= Stated goal =
Restate each line of the listing exactly, without carrying over any pictures.

* START Dataset content *

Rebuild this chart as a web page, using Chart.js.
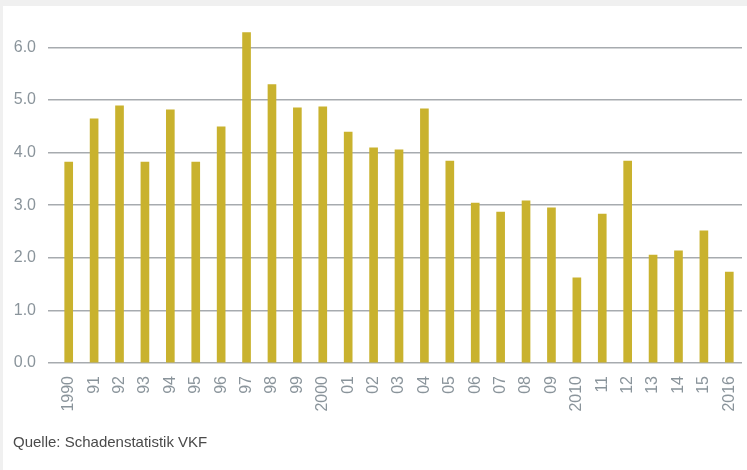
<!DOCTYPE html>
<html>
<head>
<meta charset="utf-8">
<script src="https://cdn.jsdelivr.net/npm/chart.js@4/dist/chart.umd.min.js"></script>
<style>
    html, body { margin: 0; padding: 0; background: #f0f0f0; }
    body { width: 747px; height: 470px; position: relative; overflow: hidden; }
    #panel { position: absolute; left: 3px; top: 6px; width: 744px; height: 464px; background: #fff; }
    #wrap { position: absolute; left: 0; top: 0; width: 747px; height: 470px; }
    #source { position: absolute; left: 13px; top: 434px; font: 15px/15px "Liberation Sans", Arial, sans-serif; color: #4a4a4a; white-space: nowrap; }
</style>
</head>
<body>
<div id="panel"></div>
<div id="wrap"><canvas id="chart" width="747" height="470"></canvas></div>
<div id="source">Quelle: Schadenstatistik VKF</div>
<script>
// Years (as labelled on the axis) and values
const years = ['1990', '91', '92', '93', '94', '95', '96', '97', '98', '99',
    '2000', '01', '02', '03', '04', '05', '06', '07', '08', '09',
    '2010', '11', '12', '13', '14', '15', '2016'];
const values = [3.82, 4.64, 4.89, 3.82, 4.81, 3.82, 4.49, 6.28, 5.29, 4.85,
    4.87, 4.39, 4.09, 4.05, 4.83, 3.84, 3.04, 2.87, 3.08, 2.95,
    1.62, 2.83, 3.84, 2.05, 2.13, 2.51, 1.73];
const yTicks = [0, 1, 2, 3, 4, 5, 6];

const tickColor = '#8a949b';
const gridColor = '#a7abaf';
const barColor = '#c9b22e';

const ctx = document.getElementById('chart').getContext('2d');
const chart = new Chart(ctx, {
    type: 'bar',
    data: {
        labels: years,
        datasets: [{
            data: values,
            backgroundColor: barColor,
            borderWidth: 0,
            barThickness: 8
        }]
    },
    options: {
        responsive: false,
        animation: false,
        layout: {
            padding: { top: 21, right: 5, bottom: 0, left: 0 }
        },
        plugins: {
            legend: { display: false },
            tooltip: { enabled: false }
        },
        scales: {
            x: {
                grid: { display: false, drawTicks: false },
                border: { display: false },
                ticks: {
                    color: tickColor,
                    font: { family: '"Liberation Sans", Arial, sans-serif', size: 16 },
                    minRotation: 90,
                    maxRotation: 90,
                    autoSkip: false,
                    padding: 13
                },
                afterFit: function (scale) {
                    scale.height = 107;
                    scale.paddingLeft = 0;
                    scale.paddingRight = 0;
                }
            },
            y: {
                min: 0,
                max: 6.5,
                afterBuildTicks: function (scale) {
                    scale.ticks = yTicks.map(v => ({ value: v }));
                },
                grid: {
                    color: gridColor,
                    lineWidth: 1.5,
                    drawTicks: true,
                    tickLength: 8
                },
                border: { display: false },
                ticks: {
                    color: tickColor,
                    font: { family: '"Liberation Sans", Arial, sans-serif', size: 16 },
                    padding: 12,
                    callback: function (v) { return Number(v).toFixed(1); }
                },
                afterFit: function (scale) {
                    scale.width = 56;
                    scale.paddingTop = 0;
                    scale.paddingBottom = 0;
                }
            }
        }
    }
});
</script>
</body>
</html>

* END Dataset content *

= Task answer =
Rebuild this chart as a web page, using Chart.js.
<!DOCTYPE html>
<html>
<head>
<meta charset="utf-8">
<script src="https://cdn.jsdelivr.net/npm/chart.js@4/dist/chart.umd.min.js"></script>
<style>
    html, body { margin: 0; padding: 0; background: #f0f0f0; }
    body { width: 747px; height: 470px; position: relative; overflow: hidden; }
    #panel { position: absolute; left: 3px; top: 6px; width: 744px; height: 464px; background: #fff; }
    #wrap { position: absolute; left: 0; top: 0; width: 747px; height: 470px; }
    #source { position: absolute; left: 13px; top: 434px; font: 15px/15px "Liberation Sans", Arial, sans-serif; color: #4a4a4a; white-space: nowrap; }
</style>
</head>
<body>
<div id="panel"></div>
<div id="wrap"><canvas id="chart" width="747" height="470"></canvas></div>
<div id="source">Quelle: Schadenstatistik VKF</div>
<script>
// Years (as labelled on the axis) and values
const years = ['1990', '91', '92', '93', '94', '95', '96', '97', '98', '99',
    '2000', '01', '02', '03', '04', '05', '06', '07', '08', '09',
    '2010', '11', '12', '13', '14', '15', '2016'];
const values = [3.82, 4.64, 4.89, 3.82, 4.81, 3.82, 4.49, 6.28, 5.29, 4.85,
    4.87, 4.39, 4.09, 4.05, 4.83, 3.84, 3.04, 2.87, 3.08, 2.95,
    1.62, 2.83, 3.84, 2.05, 2.13, 2.51, 1.73];
const yTicks = [0, 1, 2, 3, 4, 5, 6];

const tickColor = '#8a949b';
const gridColor = '#a7abaf';
const barColor = '#c9b22e';

const ctx = document.getElementById('chart').getContext('2d');
const chart = new Chart(ctx, {
    type: 'bar',
    data: {
        labels: years,
        datasets: [{
            data: values,
            backgroundColor: barColor,
            borderWidth: 0,
            barThickness: 8
        }]
    },
    options: {
        responsive: false,
        animation: false,
        layout: {
            padding: { top: 21, right: 5, bottom: 0, left: 0 }
        },
        plugins: {
            legend: { display: false },
            tooltip: { enabled: false }
        },
        scales: {
            x: {
                grid: { display: false, drawTicks: false },
                border: { display: false },
                ticks: {
                    color: tickColor,
                    font: { family: '"Liberation Sans", Arial, sans-serif', size: 16 },
                    minRotation: 90,
                    maxRotation: 90,
                    autoSkip: false,
                    padding: 13
                },
                afterFit: function (scale) {
                    scale.height = 107;
                    scale.paddingLeft = 0;
                    scale.paddingRight = 0;
                }
            },
            y: {
                min: 0,
                max: 6.5,
                afterBuildTicks: function (scale) {
                    scale.ticks = yTicks.map(v => ({ value: v }));
                },
                grid: {
                    color: gridColor,
                    lineWidth: 1.5,
                    drawTicks: true,
                    tickLength: 8
                },
                border: { display: false },
                ticks: {
                    color: tickColor,
                    font: { family: '"Liberation Sans", Arial, sans-serif', size: 16 },
                    padding: 12,
                    callback: function (v) { return Number(v).toFixed(1); }
                },
                afterFit: function (scale) {
                    scale.width = 56;
                    scale.paddingTop = 0;
                    scale.paddingBottom = 0;
                }
            }
        }
    }
});
</script>
</body>
</html>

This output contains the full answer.